Before accomplishing this, though, I had to actually have sprites to work with. In my design process, I had drawn out the fictitious borders of East and West Cormania along with the coastline. I have a handheld scanner, and I used it to scan the image. Then I used Inkscape to trace out the vector for the map that I wanted. The latter part was tricky since I hardly consider myself a pro with vector graphics. But after lots of trial and error and learning, I did manage to get good borders, which I then took into GIMP to create the .png images that would actually be used in the game, including the images for masks necessary for the collision code.

The solution to ensuring that the borders always lined up was very simple. I made the images containing the borders and masks all the same dimensions, large enough to hold the entire image. The position of the countries does not change in these images relative to the positions of every other country. This means that as long as all the sprites had the same anchor point (I chose the center), all borders would be in the same place relative to each other and thus would always line up. The same was true for the territory masks.

In the end, making the game create borders and ensure that silos would always end up in a player’s territory wasn’t hard. Each territory had an invisible mask for that territory associated with it that would be used for collisions. I used the rejection method detailed in an earlier post, randomly generating a point in the bounding box of the collision mask until that point collided with the mask (which had precise collision checking, which MUST be one for the method to work). After this the game is basically the same.


I was proud of the result and it did feel like somehow it had made the game feel more fun. In the process of working on this feature, though, I came up with a solution to the problem of the game ending far too quickly. Instead of having the confession of a spy end the game, it results in the enemy basically taking another turn, with the possibility of launching a preemptive strike. Thus a confession is always bad, though not necessarily devastating. I implemented this change and felt like the game had improved considerably. I felt like I was still having to make decisions in order to win the game, and that I could still lose, but winning was now possible (I did win a few games myself).
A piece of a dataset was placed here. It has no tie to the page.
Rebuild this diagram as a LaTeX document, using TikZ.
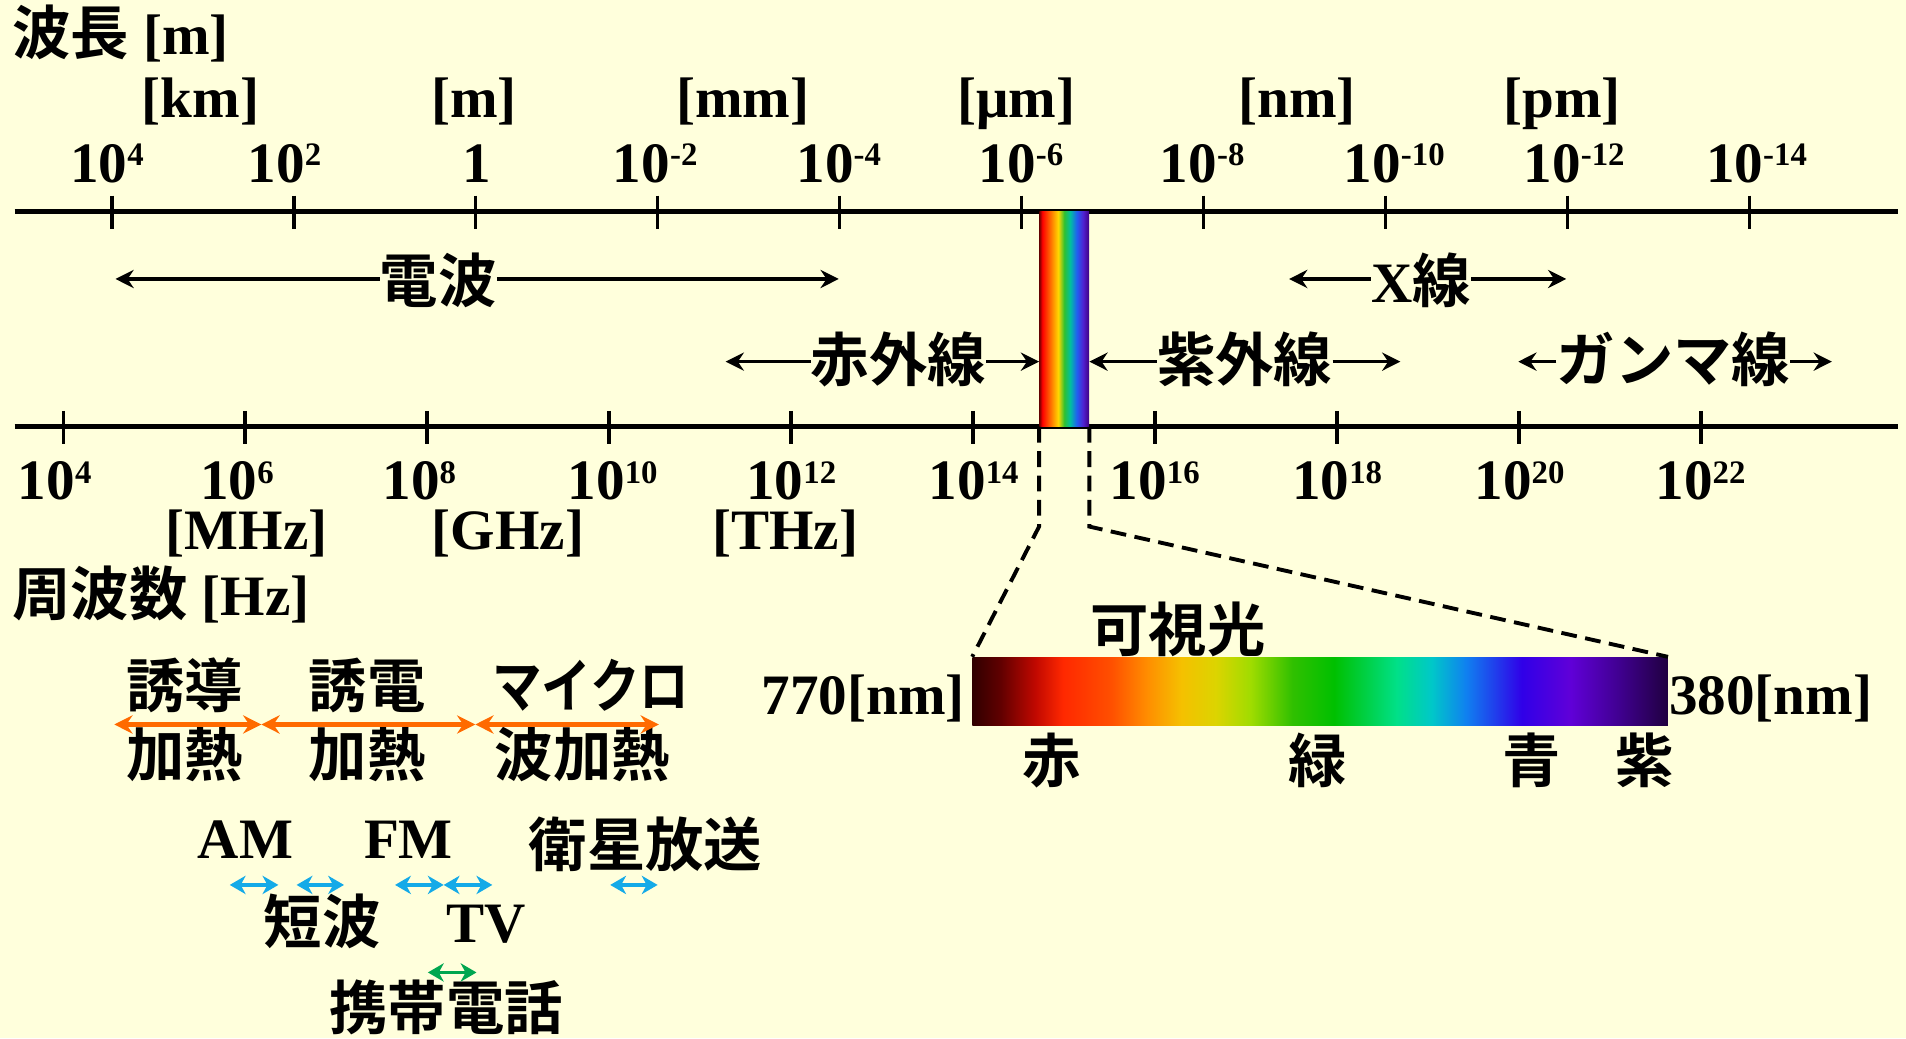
\documentclass[tikz,border=0pt]{standalone}
\usepackage{fontspec}
\usepackage{graphicx}
\setmainfont{Liberation Serif}
\newfontfamily\jp{Noto Sans CJK JP Bold}[BoldFont={Noto Sans CJK JP Bold}]
\usetikzlibrary{arrows.meta}
\definecolor{bgc}{RGB}{255,255,220}
\definecolor{orc}{RGB}{255,106,0}
\definecolor{blc}{RGB}{20,170,232}
\definecolor{grc}{RGB}{0,166,80}
% rainbow bar colours
\definecolor{ra}{HTML}{700000}
\definecolor{rb}{HTML}{FF0000}
\definecolor{rc}{HTML}{FF8000}
\definecolor{rd}{HTML}{FFD800}
\definecolor{re}{HTML}{30C030}
\definecolor{rf}{HTML}{00C0A0}
\definecolor{rg}{HTML}{2060F0}
\definecolor{rh}{HTML}{5020D0}
\definecolor{ri}{HTML}{400080}
% visible spectrum colours
\definecolor{va}{HTML}{300000}
\definecolor{vb}{HTML}{600000}
\definecolor{vc}{HTML}{C00800}
\definecolor{vd}{HTML}{FF2800}
\definecolor{ve}{HTML}{FF5000}
\definecolor{vf}{HTML}{FF8C00}
\definecolor{vg}{HTML}{F5C000}
\definecolor{vh}{HTML}{DCD400}
\definecolor{vi}{HTML}{A0DC00}
\definecolor{vj}{HTML}{30C000}
\definecolor{vk}{HTML}{00C000}
\definecolor{vl}{HTML}{00E088}
\definecolor{vm}{HTML}{00C8C8}
\definecolor{vn}{HTML}{1080F0}
\definecolor{vo}{HTML}{3000E8}
\definecolor{vp}{HTML}{6000D8}
\definecolor{vq}{HTML}{400090}
\definecolor{vr}{HTML}{200040}
\pgfdeclarehorizontalshading{rainbowsh}{100bp}{color(0bp)=(ra); color(25bp)=(ra); color(28bp)=(rb); color(37.5bp)=(rc); color(44bp)=(rd); color(50bp)=(re); color(56bp)=(rf); color(62.5bp)=(rg); color(69bp)=(rh); color(75bp)=(ri); color(100bp)=(ri)}
\pgfdeclarehorizontalshading{visiblesh}{100bp}{color(0bp)=(va); color(25bp)=(va); color(27bp)=(vb); color(29.5bp)=(vc); color(31.5bp)=(vd); color(35bp)=(ve); color(37.5bp)=(vf); color(40bp)=(vg); color(42.5bp)=(vh); color(45bp)=(vi); color(48bp)=(vj); color(51bp)=(vk); color(55.5bp)=(vl); color(58bp)=(vm); color(60.5bp)=(vn); color(64.5bp)=(vo); color(68bp)=(vp); color(71.5bp)=(vq); color(75bp)=(vr); color(100bp)=(vr)}
\newcommand\J[1]{{\jp\fontsize{48}{52}\selectfont #1}}
\newcommand\ee[1]{10\raisebox{13.5pt}{\fontsize{27}{30}\selectfont #1}}
\begin{document}
\begin{tikzpicture}[x=1pt,y=-1pt,
  lat/.style={font=\fontsize{47}{52}\selectfont\bfseries, inner sep=0pt, anchor=base},
  jpt/.style={font=\fontsize{48}{52}\selectfont\jp, inner sep=0pt, anchor=base},
  axisline/.style={line width=3.6pt},
  tickline/.style={line width=2.8pt},
  arr/.style={line width=3pt, -{Stealth[length=15pt,width=15pt,inset=5pt]}},
  dashline/.style={line width=3.2pt, dash pattern=on 13pt off 7pt},
  harr/.style={draw=orc, line width=3.4pt, {Stealth[length=15pt,width=15pt,inset=5pt]}-{Stealth[length=15pt,width=15pt,inset=5pt]}},
  barr/.style={draw=blc, line width=2.6pt, {Stealth[length=13pt,width=15pt,inset=4pt]}-{Stealth[length=13pt,width=15pt,inset=4pt]}},
  garr/.style={draw=grc, line width=2.6pt, {Stealth[length=13pt,width=15pt,inset=4pt]}-{Stealth[length=13pt,width=15pt,inset=4pt]}}
]
\fill[bgc] (0,0) rectangle (1568,854);
\useasboundingbox (0,0) rectangle (1568,854);

% axes
\draw[axisline] (12,174) -- (1561,174);
\draw[axisline] (12,351) -- (1561,351);
\foreach \i in {0,...,9} {
  \draw[tickline] ({92+149.7*\i},161) -- ++(0,27);
  \draw[tickline] ({52+149.7*\i},338) -- ++(0,27);
}

% rainbow bar and visible spectrum
\node[shade, shading=rainbowsh, inner sep=0pt, minimum width=41pt, minimum height=177pt] (rbar) at (875.5,262.5) {};
\node[shade, shading=visiblesh, inner sep=0pt, minimum width=572pt, minimum height=56.5pt] (vis) at (1086,568.8) {};
\draw[dashline] (rbar.south west) -- ++(0,82) -- (vis.north west);
\draw[dashline] (rbar.south east) -- ++(0,82) -- (vis.north east);

% wavelength header
\node[lat, anchor=base west] (wlt) at (10,45) {\J{波長} [m]};
\node[lat] (ukm) at (165,97) {[km]};
\node[lat] (um) at (390,97) {[m]};
\node[lat] (umm) at (611,97) {[mm]};
\node[lat] (uum) at (836,97) {[μm]};
\node[lat] (unm) at (1067,97) {[nm]};
\node[lat] (upm) at (1285,97) {[pm]};
\node[lat] (w1) at (88,150) {\ee{4}};
\node[lat] (w2) at (234,150) {\ee{2}};
\node[lat] (w3) at (392,150) {1};
\node[lat] (w4) at (539,150) {\ee{-2}};
\node[lat] (w5) at (690,150) {\ee{-4}};
\node[lat] (w6) at (840,150) {\ee{-6}};
\node[lat] (w7) at (989,150) {\ee{-8}};
\node[lat] (w8) at (1147,150) {\ee{-10}};
\node[lat] (w9) at (1295,150) {\ee{-12}};
\node[lat] (w10) at (1445,150) {\ee{-14}};

% frequency labels
\node[lat] (f1) at (45,411) {\ee{4}};
\node[lat] (f2) at (195,411) {\ee{6}};
\node[lat] (f3) at (345,411) {\ee{8}};
\node[lat] (f4) at (504,411) {\ee{10}};
\node[lat] (f5) at (651,411) {\ee{12}};
\node[lat] (f6) at (801,411) {\ee{14}};
\node[lat] (f7) at (950,411) {\ee{16}};
\node[lat] (f8) at (1100,411) {\ee{18}};
\node[lat] (f9) at (1250,411) {\ee{20}};
\node[lat] (f10) at (1399,411) {\ee{22}};
\node[lat] (uMHz) at (203,452) {[MHz]};
\node[lat] (uGHz) at (418,452) {[GHz]};
\node[lat] (uTHz) at (646,452) {[THz]};
\node[lat, anchor=base west] (flt) at (10,506) {\J{周波数} [Hz]};

% bands
\node[jpt] (radio) at (360.5,249) {電波};
\coordinate (radioL) at (95,229.5);
\coordinate (radioR) at (690,229.5);
\draw[arr] (radio.west |- radioL) -- (radioL);
\draw[arr] (radio.east |- radioR) -- (radioR);

\node[jpt] (ir) at (739,314) {赤外線};
\coordinate (irL) at (597,297.5);
\draw[arr] (ir.west |- irL) -- (irL);
\draw[arr] (ir.east |- irL) -- (rbar.west |- irL);

\node[lat] (xray) at (1169,248.5) {X\J{線}};
\coordinate (xL) at (1060.5,229.5);
\coordinate (xR) at (1288.5,229.5);
\draw[arr] (xray.west |- xL) -- (xL);
\draw[arr] (xray.east |- xR) -- (xR);

\node[jpt] (uv) at (1024,314) {紫外線};
\coordinate (uvR) at (1152,297.5);
\draw[arr] (uv.west |- uvR) -- (rbar.east |- uvR);
\draw[arr] (uv.east |- uvR) -- (uvR);

\node[jpt] (gam) at (1376.6,314) {ガンマ線};
\coordinate (gL) at (1249,297.5);
\coordinate (gR) at (1507,297.5);
\draw[arr] (gam.west |- gL) -- (gL);
\draw[arr] (gam.east |- gR) -- (gR);

% visible light labels
\node[jpt] (kashi) at (969,536) {可視光};
\node[lat, anchor=base east] (v770) at (794,588) {770[nm]};
\node[lat, anchor=base west] (v380) at (1373,588) {380[nm]};
\node[jpt] (cr) at (865,644) {赤};
\node[jpt] (cg) at (1084,644) {緑};
\node[jpt] (cb) at (1260,644) {青};
\node[jpt] (cv) at (1353,644) {紫};

% heating
\node[jpt] (h1a) at (152,582) {誘導};
\node[jpt] (h1b) at (152,639) {加熱};
\node[jpt] (h2a) at (302,582) {誘電};
\node[jpt] (h2b) at (302,639) {加熱};
\node[jpt] (h3a) at (486,582) {\scalebox{0.85}[1]{マイクロ}};
\node[jpt] (h3b) at (479,639) {波加熱};
\coordinate (hp0) at (94,596);
\coordinate (hp1) at (215,596);
\coordinate (hp2) at (391,596);
\coordinate (hp3) at (542,596);
\draw[harr] (hp0) -- (hp1);
\draw[harr] (hp1) -- (hp2);
\draw[harr] (hp2) -- (hp3);

% broadcasting
\node[lat] (am) at (202,706) {AM};
\node[lat] (fm) at (336,706) {FM};
\node[jpt] (sat) at (531,713) {衛星放送};
\node[jpt] (sw) at (265,776) {短波};
\node[lat] (tv) at (400,775) {TV};
\node[jpt] (mob) at (367,847) {携帯電話};
\coordinate (b1a) at (189,728); \coordinate (b1b) at (229,728);
\coordinate (b2a) at (244,728); \coordinate (b2b) at (283,728);
\coordinate (b3a) at (325,728); \coordinate (b3b) at (365,728);
\coordinate (b4a) at (365,728); \coordinate (b4b) at (405,728);
\coordinate (b5a) at (502,728); \coordinate (b5b) at (541,728);
\draw[barr] (b1a) -- (b1b);
\draw[barr] (b2a) -- (b2b);
\draw[barr] (b3a) -- (b3b);
\draw[barr] (b4a) -- (b4b);
\draw[barr] (b5a) -- (b5b);
\coordinate (g1a) at (352,800); \coordinate (g1b) at (392,800);
\draw[garr] (g1a) -- (g1b);
\end{tikzpicture}
\end{document}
This was the high point of the week. After that things went downhill. See, requiring that the player use all his resources means that the player could have an arbitrarily large number of spies, and there simply isn’t enough room on the screen for all of them. Usually the game wraps up before room runs out, but I did not want players to end up hosed because a spy was inaccessible due to being off the screen. I had no choice but to add a system for handling overflow.

The solution itself is easy to understand. If the number of spies exceeds some critical value, then only spies within a certain range of numbers is drawn in the espionage section of the UI; the rest are drawn offscreen. The user could modify this range and always be able to access all his spies. All that needed to be added was a way for the player to cycle through his spies, which would be activated when the critical number of spies is reached but deactivated otherwise.

I tried recycling the addition/subtraction buttons that I had been using to modify production numbers. This did do the job of cycling through the list of spies, but somehow created extremely strange behaviour in the nation controllers. Whenever a turn ends and those buttons are on, the x position of the nation controllers is changed and taken almost offscreen. This is the nastiest bug I have encountered to date, buried somewhere in the code. Sadly, the debugger has not enlightened me on why this is happening. It appears that there is a conflict with the command line that I added for testing purposes, as the problem seems to go away when that object is removed. But why there is a problem is not at all clear. I cannot even find where these objects are associated with each other!

So how do you fix a bug when not even a debugger as good as GM:S’s will tell you where the problem lies? I think that I may need to do some restructuring that I did not originally want to do and pray that it works. I hope that this is fixed by tomorrow. Right now, I am transitioning from the phase of the process where all I want is a prototype to what I am calling the “beautification” phase, where all sorts of glitz and glamour not necessary to base play (though not necessarily purely aesthetic) is added to make the game more playable and more aesthetically pleasing. I have ambitious plans for this phase that will most likely involve shaders and surfaces, which represent new territory for me. I don’t want a very silly bug to hold me back from this.